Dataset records

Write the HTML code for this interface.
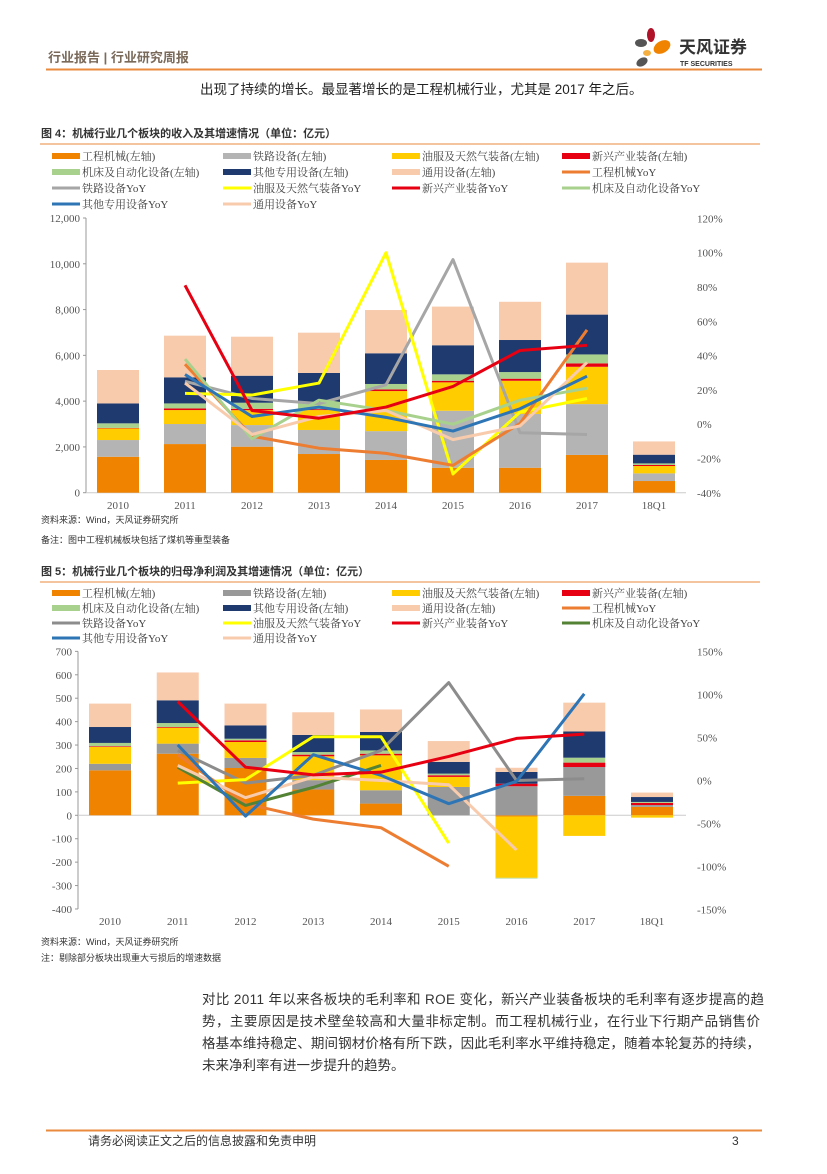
<!DOCTYPE html>
<html><head><meta charset="utf-8">
<style>
html,body{margin:0;padding:0;background:#fff;}
body{width:827px;height:1169px;position:relative;overflow:hidden;font-family:"Liberation Sans","Noto Sans CJK SC",sans-serif;}
svg text{font-family:"Liberation Serif","Noto Serif CJK SC",serif;}
.sans{font-family:"Liberation Sans","Noto Sans CJK SC",sans-serif !important;}
</style></head><body>
<svg id="page" width="827" height="1169" viewBox="0 0 827 1169">
 <g>
  <text class="sans" x="48" y="62" font-size="13" font-weight="bold" fill="#7a6a5a">行业报告 | 行业研究周报</text>
  <line x1="46" y1="69.5" x2="762" y2="69.5" stroke="#E98A3C" stroke-width="2"/>
  <g>
   <ellipse cx="651" cy="35" rx="4" ry="7" fill="#B0122A"/>
   <ellipse cx="641" cy="43" rx="6" ry="4" fill="#555"/>
   <ellipse cx="662" cy="47" rx="9" ry="6" fill="#F08300" transform="rotate(-30 662 47)"/>
   <ellipse cx="647" cy="53" rx="4" ry="3" fill="#F5B041"/>
   <ellipse cx="642" cy="62" rx="6" ry="4" fill="#555" transform="rotate(-30 642 62)"/>
   <text class="sans" x="679" y="53" font-size="17" font-weight="bold" fill="#333">天风证券</text>
   <text class="sans" x="680" y="66" font-size="7" font-weight="bold" fill="#333">TF SECURITIES</text>
  </g>
 </g>
 <text class="sans" x="200" y="94" font-size="13.5" fill="#222">出现了持续的增长。最显著增长的是工程机械行业，尤其是 2017 年之后。</text>

 <text class="sans" x="41" y="137" font-size="11" font-weight="bold" fill="#333">图 4：机械行业几个板块的收入及其增速情况（单位：亿元）</text>
 <line x1="40" y1="144" x2="760" y2="144" stroke="#E98A3C" stroke-width="1"/>
 <g id="chart1"></g>
 <text class="sans" x="41" y="523" font-size="9" fill="#333">资料来源：Wind，天风证券研究所</text>
 <text class="sans" x="41" y="543" font-size="9" fill="#333">备注：图中工程机械板块包括了煤机等重型装备</text>

 <text class="sans" x="41" y="575" font-size="11" font-weight="bold" fill="#333">图 5：机械行业几个板块的归母净利润及其增速情况（单位：亿元）</text>
 <line x1="40" y1="582" x2="760" y2="582" stroke="#E98A3C" stroke-width="1"/>
 <g id="chart2"></g>
 <text class="sans" x="41" y="945" font-size="9" fill="#333">资料来源：Wind，天风证券研究所</text>
 <text class="sans" x="41" y="961" font-size="9" fill="#333">注：剔除部分板块出现重大亏损后的增速数据</text>

 <g class="sans" font-size="13.5" fill="#333">
  <text class="sans" x="202" y="1004" textLength="562" lengthAdjust="spacing">对比 2011 年以来各板块的毛利率和 ROE 变化，新兴产业装备板块的毛利率有逐步提高的趋</text>
  <text class="sans" x="202" y="1026" textLength="558" lengthAdjust="spacing">势，主要原因是技术壁垒较高和大量非标定制。而工程机械行业，在行业下行期产品销售价</text>
  <text class="sans" x="202" y="1048" textLength="558" lengthAdjust="spacing">格基本维持稳定、期间钢材价格有所下跌，因此毛利率水平维持稳定，随着本轮复苏的持续，</text>
  <text class="sans" x="202" y="1070">未来净利率有进一步提升的趋势。</text>
 </g>
 <line x1="46" y1="1130.5" x2="762" y2="1130.5" stroke="#E98A3C" stroke-width="2"/>
 <text class="sans" x="88" y="1145" font-size="12" fill="#333">请务必阅读正文之后的信息披露和免责申明</text>
 <text class="sans" x="732" y="1145" font-size="12" fill="#333">3</text>
</svg>
<script>
var NS='http://www.w3.org/2000/svg';
var categories=['2010','2011','2012','2013','2014','2015','2016','2017','18Q1'];
var barSeriesNames=['工程机械(左轴)','铁路设备(左轴)','油服及天然气装备(左轴)','新兴产业装备(左轴)','机床及自动化设备(左轴)','其他专用设备(左轴)','通用设备(左轴)'];
// chart 1 revenue segments (亿元)
var rev_gcjx=[1570,2125,2010,1690,1430,1090,1090,1650,510];
var rev_tl=[730,875,945,1050,1260,2490,2350,2220,335];
var rev_yf=[510,610,650,870,1750,1240,1450,1630,320];
var rev_xx=[20,70,60,40,70,70,90,150,45];
var rev_jc=[200,220,265,300,240,280,290,390,70];
var rev_qt=[870,1140,1180,1280,1340,1270,1400,1740,380];
var rev_ty=[1460,1820,1705,1760,1890,1690,1670,2270,580];
// chart 1 YoY (%)
var revYoy_gcjx=[null,35,-7,-14,-17,-24,0.5,55,null];
var revYoy_tl=[null,25,15,12,23,96,-5,-6,null];
var revYoy_yf=[null,18,17,24,100,-29,7,15,null];
var revYoy_xx=[null,81,8,3.5,10,22,43,46,null];
var revYoy_jc=[null,38,-8.5,14,8,0,14,21,null];
var revYoy_qt=[null,29,4.5,10,4,-4,9,28,null];
var revYoy_ty=[null,24,-6,4.5,8,-9,-1,36,null];
var rev_leftTicks=['0','2,000','4,000','6,000','8,000','10,000','12,000'];
var rev_rightTicks=['-40%','-20%','0%','20%','40%','60%','80%','100%','120%'];
// chart 2 profit segments (亿元)
var pro_gcjx=[192,263,202,110,50,0,-5,83,36];
var pro_tl=[28,43,43,40,57,121,124,123,8];
var pro_yf=[72,68,68,102,149,43,-262,-88,-10];
var pro_xx=[3,3,7,7,7,7,11,19,9];
var pro_jc=[14,17,7,11,14,7,-3,21,4];
var pro_qt=[68,97,57,73,79,50,50,112,21];
var pro_ty=[100,119,93,97,96,89,18,123,19];
// chart 2 YoY (%)
var proYoy_gcjx=[null,30,-27,-45,-55,-100,null,null,null];
var proYoy_tl=[null,35,-3,6,35,114,0,2,null];
var proYoy_yf=[null,-3,1,51,51,-73,null,null,null];
var proYoy_xx=[null,92,15.5,6.6,9.7,28,49,54,null];
var proYoy_jc=[null,15.5,-29,-8,17.5,null,null,null,null];
var proYoy_qt=[null,41.5,-41.5,30,6,-27,-1,101,null];
var proYoy_ty=[null,17.5,-20,4,0,-5,-81,null,null];
var pro_leftTicks=['-400','-300','-200','-100','0','100','200','300','400','500','600','700'];
var pro_rightTicks=['-150%','-100%','-50%','0%','50%','100%','150%'];

function mk(tag,attrs,parent){var e=document.createElementNS(NS,tag);for(var k in attrs)e.setAttribute(k,attrs[k]);parent.appendChild(e);return e;}

function drawChart(g,cfg){
  var xs=function(i){return cfg.x0+cfg.step*i;};
  var yL=function(v){return cfg.yZero-(v)*cfg.pxPerUnit;};
  var yR=function(p){return cfg.yPctZero-p*cfg.pxPerPct;};
  var ax=mk('line',{x1:cfg.axisX,y1:yL(cfg.lmin),x2:cfg.axisX,y2:yL(cfg.lmax),stroke:'#999','stroke-width':1},g);
  
  
  var base=mk('line',{x1:cfg.axisX,y1:yL(0),x2:cfg.plotRight,y2:yL(0),stroke:'#ccc','stroke-width':1},g);
  
  
  cfg.leftTicks.forEach(function(t){
    var v=parseFloat(t.replace(/,/g,''));
    var tl=mk('text',{x:cfg.axisX-6,y:yL(v)+4,'font-size':11,fill:'#555','text-anchor':'end'},g);tl.textContent=t;
    
    
    mk('line',{x1:cfg.axisX-3,y1:yL(v),x2:cfg.axisX,y2:yL(v),stroke:'#999'},g);
  });
  cfg.rightTicks.forEach(function(t){
    var p=parseFloat(t);
    var tr=mk('text',{x:cfg.rightX,y:yR(p)+4,'font-size':11,fill:'#555'},g);tr.textContent=t;
    
    
  });
  categories.forEach(function(c,i){
    var tc=mk('text',{x:xs(i),y:cfg.catY,'font-size':11,fill:'#555','text-anchor':'middle'},g);tc.textContent=c;
    
    
  });
  for(var i=0;i<categories.length;i++){
    var pos=0,neg=0;
    cfg.bars.forEach(function(s){
      var v=s.data[i];if(!v)return;
      var y0,y1;
      if(v>0){y0=pos;pos+=v;y1=pos;}else{y0=neg;neg+=v;y1=neg;}
      var top=Math.min(yL(y0),yL(y1)),h=Math.abs(yL(y1)-yL(y0));
      var r=mk('rect',{x:xs(i)-cfg.bw/2,y:top,width:cfg.bw,height:h,fill:s.color},g);
      
      
    });
  }
  cfg.lines.forEach(function(s){
    var d='',started=false;
    s.data.forEach(function(v,i){
      if(v===null||v===undefined){started=false;return;}
      d+=(started?'L':'M')+xs(i)+' '+yR(v)+' ';started=true;
    });
    var p=mk('path',{d:d,fill:'none',stroke:s.color,'stroke-width':3,'stroke-linejoin':'round'},g);
    
    
  });
  cfg.legend.forEach(function(L,k){
    var col=k%4,row=Math.floor(k/4);
    var lx=cfg.legX[col],ly=cfg.legY0+row*cfg.legDY;
    var sw=mk('rect',{x:lx,y:ly-(L.rect?3:1.5),width:28,height:L.rect?6:3,fill:L.color},g);
    
    
    var lt=mk('text',{x:lx+30,y:ly+4,'font-size':11,fill:'#444'},g);lt.textContent=L.name;
    
    
  });
}
var C={o:'#F08300',g:'#B4B4B4',gd:'#999999',y:'#FFCC00',r:'#E60012',lg:'#A9D18E',n:'#1F3A6E',p:'#F8CBAD',oy:'#ED7D31',yy:'#FFFF00',gy:'#A6A6A6',gy2:'#8C8C8C',bl:'#2E75B6',dg:'#548235'};

drawChart(document.getElementById('chart1'),{
  x0:118,step:67,bw:42,axisX:86,plotRight:686,rightX:697,catY:509,
  yZero:492.7,pxPerUnit:274.7/12000,lmin:0,lmax:12000,
  yPctZero:424.2,pxPerPct:34.3/20,
  leftTicks:rev_leftTicks,rightTicks:rev_rightTicks,
  bars:[{key:'gcjx',data:rev_gcjx,color:C.o},{key:'tl',data:rev_tl,color:C.g},{key:'yf',data:rev_yf,color:C.y},{key:'xx',data:rev_xx,color:C.r},{key:'jc',data:rev_jc,color:C.lg},{key:'qt',data:rev_qt,color:C.n},{key:'ty',data:rev_ty,color:C.p}],
  lines:[{key:'tl',data:revYoy_tl,color:C.gy},{key:'yf',data:revYoy_yf,color:C.yy},{key:'gcjx',data:revYoy_gcjx,color:C.oy},{key:'jc',data:revYoy_jc,color:'#A9D18E'},{key:'ty',data:revYoy_ty,color:C.p},{key:'qt',data:revYoy_qt,color:C.bl},{key:'xx',data:revYoy_xx,color:C.r}],
  legX:[52,223,392,562],legY0:156,legDY:16,
  legend:[{name:barSeriesNames[0],color:C.o,rect:1},{name:barSeriesNames[1],color:C.g,rect:1},{name:barSeriesNames[2],color:C.y,rect:1},{name:barSeriesNames[3],color:C.r,rect:1},
   {name:barSeriesNames[4],color:C.lg,rect:1},{name:barSeriesNames[5],color:C.n,rect:1},{name:barSeriesNames[6],color:C.p,rect:1},{name:'工程机械YoY',color:C.oy},
   {name:'铁路设备YoY',color:C.gy},{name:'油服及天然气装备YoY',color:C.yy},{name:'新兴产业装备YoY',color:C.r},{name:'机床及自动化设备YoY',color:'#A9D18E'},
   {name:'其他专用设备YoY',color:C.bl},{name:'通用设备YoY',color:C.p}]
});
drawChart(document.getElementById('chart2'),{
  x0:110,step:67.75,bw:42,axisX:78,plotRight:686,rightX:697,catY:925,
  yZero:815.3,pxPerUnit:257.6/1100,lmin:-400,lmax:700,
  yPctZero:780.5,pxPerPct:42.93/50,
  leftTicks:pro_leftTicks,rightTicks:pro_rightTicks,
  bars:[{key:'gcjx',data:pro_gcjx,color:C.o},{key:'tl',data:pro_tl,color:C.gd},{key:'yf',data:pro_yf,color:C.y},{key:'xx',data:pro_xx,color:C.r},{key:'jc',data:pro_jc,color:C.lg},{key:'qt',data:pro_qt,color:C.n},{key:'ty',data:pro_ty,color:C.p}],
  lines:[{key:'tl',data:proYoy_tl,color:C.gy2},{key:'yf',data:proYoy_yf,color:C.yy},{key:'gcjx',data:proYoy_gcjx,color:C.oy},{key:'jc',data:proYoy_jc,color:C.dg},{key:'ty',data:proYoy_ty,color:C.p},{key:'qt',data:proYoy_qt,color:C.bl},{key:'xx',data:proYoy_xx,color:C.r}],
  legX:[52,223,392,562],legY0:593,legDY:15,
  legend:[{name:barSeriesNames[0],color:C.o,rect:1},{name:barSeriesNames[1],color:C.gd,rect:1},{name:barSeriesNames[2],color:C.y,rect:1},{name:barSeriesNames[3],color:C.r,rect:1},
   {name:barSeriesNames[4],color:C.lg,rect:1},{name:barSeriesNames[5],color:C.n,rect:1},{name:barSeriesNames[6],color:C.p,rect:1},{name:'工程机械YoY',color:C.oy},
   {name:'铁路设备YoY',color:C.gy2},{name:'油服及天然气装备YoY',color:C.yy},{name:'新兴产业装备YoY',color:C.r},{name:'机床及自动化设备YoY',color:C.dg},
   {name:'其他专用设备YoY',color:C.bl},{name:'通用设备YoY',color:C.p}]
});
</script>
</body></html>
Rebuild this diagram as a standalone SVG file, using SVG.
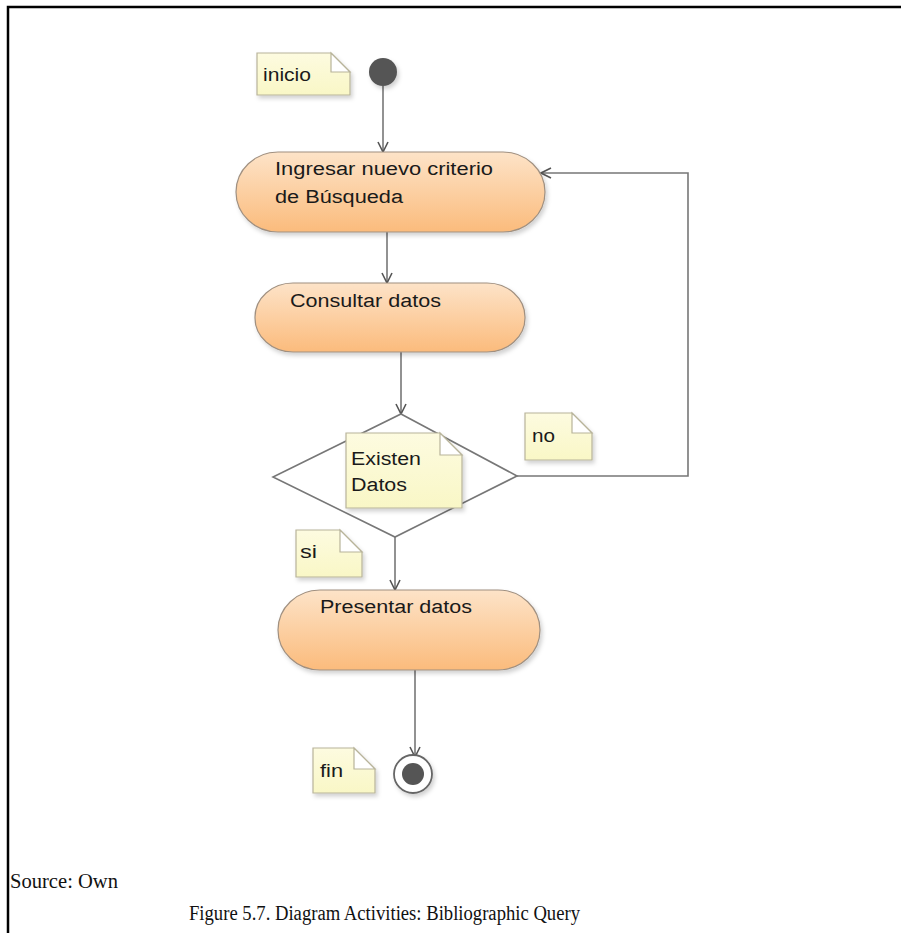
<svg xmlns="http://www.w3.org/2000/svg" width="901" height="933" viewBox="0 0 901 933">
<defs>
<linearGradient id="act" x1="0" y1="0" x2="0" y2="1">
<stop offset="0" stop-color="#fde3c8"/>
<stop offset="1" stop-color="#fbbb7c"/>
</linearGradient>
<linearGradient id="note" x1="0" y1="0" x2="0" y2="1">
<stop offset="0" stop-color="#fdfbe0"/>
<stop offset="1" stop-color="#f9f7c6"/>
</linearGradient>
<filter id="sh" x="-20%" y="-20%" width="140%" height="150%">
<feDropShadow dx="2" dy="3" stdDeviation="2" flood-color="#000" flood-opacity="0.18"/>
</filter>
<marker id="arr" viewBox="0 0 12 12" refX="11" refY="6" markerWidth="12" markerHeight="12" markerUnits="userSpaceOnUse" orient="auto">
<path d="M1,1 L11,6 L1,11" fill="none" stroke="#555" stroke-width="1.6"/>
</marker>
<style>
.act{fill:url(#act);stroke:#a09080;stroke-width:1.2;filter:url(#sh)}
.note{fill:url(#note);stroke:#b8b49a;stroke-width:1.2;filter:url(#sh)}
.fold{fill:#fff;stroke:#b8b49a;stroke-width:1.2}
.t{font-family:"Liberation Sans",Arial,sans-serif;font-size:18px;fill:#1a1a1a}
.c{stroke:#777;stroke-width:1.6;fill:none}
.cap{font-family:"Liberation Serif","Times New Roman",serif;font-size:20px;fill:#111}
</style>
</defs>
<rect x="0" y="0" width="901" height="933" fill="#fff"/>
<path d="M8,933 L8,7 L901,7" fill="none" stroke="#000" stroke-width="2.5"/>

<g id="connectors">
<line class="c" x1="383" y1="86" x2="383" y2="152" marker-end="url(#arr)"/>
<line class="c" x1="387" y1="232" x2="387" y2="283" marker-end="url(#arr)"/>
<line class="c" x1="401" y1="352" x2="401" y2="414" marker-end="url(#arr)"/>
<polyline class="c" points="517,476 688,476 688,173 541,173" marker-end="url(#arr)"/>
<line class="c" x1="395" y1="537" x2="395" y2="590" marker-end="url(#arr)"/>
<line class="c" x1="415" y1="670" x2="415" y2="757" marker-end="url(#arr)"/>
</g>

<g id="start">
<circle cx="383" cy="72" r="14" fill="#555" filter="url(#sh)"/>
</g>
<g id="note-inicio">
<path class="note" d="M257,53 L331,53 L350,72 L350,95 L257,95 Z"/>
<path class="fold" d="M331,53 L331,72 L350,72 Z"/>
<text class="t" x="263" y="81" textLength="48" lengthAdjust="spacingAndGlyphs">inicio</text>
</g>

<g id="act-ingresar">
<rect class="act" x="236" y="152" width="309" height="80" rx="42" ry="40"/>
<text class="t" x="275" y="175" textLength="218" lengthAdjust="spacingAndGlyphs">Ingresar nuevo criterio</text>
<text class="t" x="275" y="203" textLength="128" lengthAdjust="spacingAndGlyphs">de Búsqueda</text>
</g>

<g id="act-consultar">
<rect class="act" x="255" y="283" width="270" height="69" rx="38" ry="34"/>
<text class="t" x="290" y="307" textLength="151" lengthAdjust="spacingAndGlyphs">Consultar datos</text>
</g>

<g id="decision">
<polygon points="401,414 517,476 395,537 273,477" fill="#fff" stroke="#777" stroke-width="1.6"/>
</g>
<g id="note-existen">
<path class="note" d="M346,433 L440,433 L462,455 L462,508 L346,508 Z"/>
<path class="fold" d="M440,433 L440,455 L462,455 Z"/>
<text class="t" x="351" y="465" textLength="70" lengthAdjust="spacingAndGlyphs">Existen</text>
<text class="t" x="351" y="491" textLength="56" lengthAdjust="spacingAndGlyphs">Datos</text>
</g>

<g id="note-no">
<path class="note" d="M525,413 L572,413 L592,433 L592,460 L525,460 Z"/>
<path class="fold" d="M572,413 L572,433 L592,433 Z"/>
<text class="t" x="532" y="442" textLength="23" lengthAdjust="spacingAndGlyphs">no</text>
</g>

<g id="note-si">
<path class="note" d="M296,530 L340,530 L362,552 L362,577 L296,577 Z"/>
<path class="fold" d="M340,530 L340,552 L362,552 Z"/>
<text class="t" x="300" y="558" textLength="17" lengthAdjust="spacingAndGlyphs">si</text>
</g>

<g id="act-presentar">
<rect class="act" x="278" y="590" width="262" height="80" rx="42" ry="40"/>
<text class="t" x="320" y="613" textLength="152" lengthAdjust="spacingAndGlyphs">Presentar datos</text>
</g>

<g id="end">
<circle cx="413" cy="774" r="19" fill="#fff" stroke="#666" stroke-width="1.8" filter="url(#sh)"/>
<circle cx="413" cy="774" r="11" fill="#555"/>
</g>
<g id="note-fin">
<path class="note" d="M313,748 L354,748 L375,769 L375,793 L313,793 Z"/>
<path class="fold" d="M354,748 L354,769 L375,769 Z"/>
<text class="t" x="320" y="777" textLength="23" lengthAdjust="spacingAndGlyphs">fin</text>
</g>

<text class="cap" x="10" y="888" textLength="108" lengthAdjust="spacingAndGlyphs">Source: Own</text>
<text class="cap" x="189" y="920" textLength="391" lengthAdjust="spacingAndGlyphs">Figure 5.7. Diagram Activities: Bibliographic Query</text>
</svg>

--- TASK STATEMENT ---
Find each line holding the string "this" and copy it out.

--- RESPONSE TO THE EXERCISE ---
Write the HTML code for this interface.
Rebuild this diagram as a standalone SVG file, using SVG.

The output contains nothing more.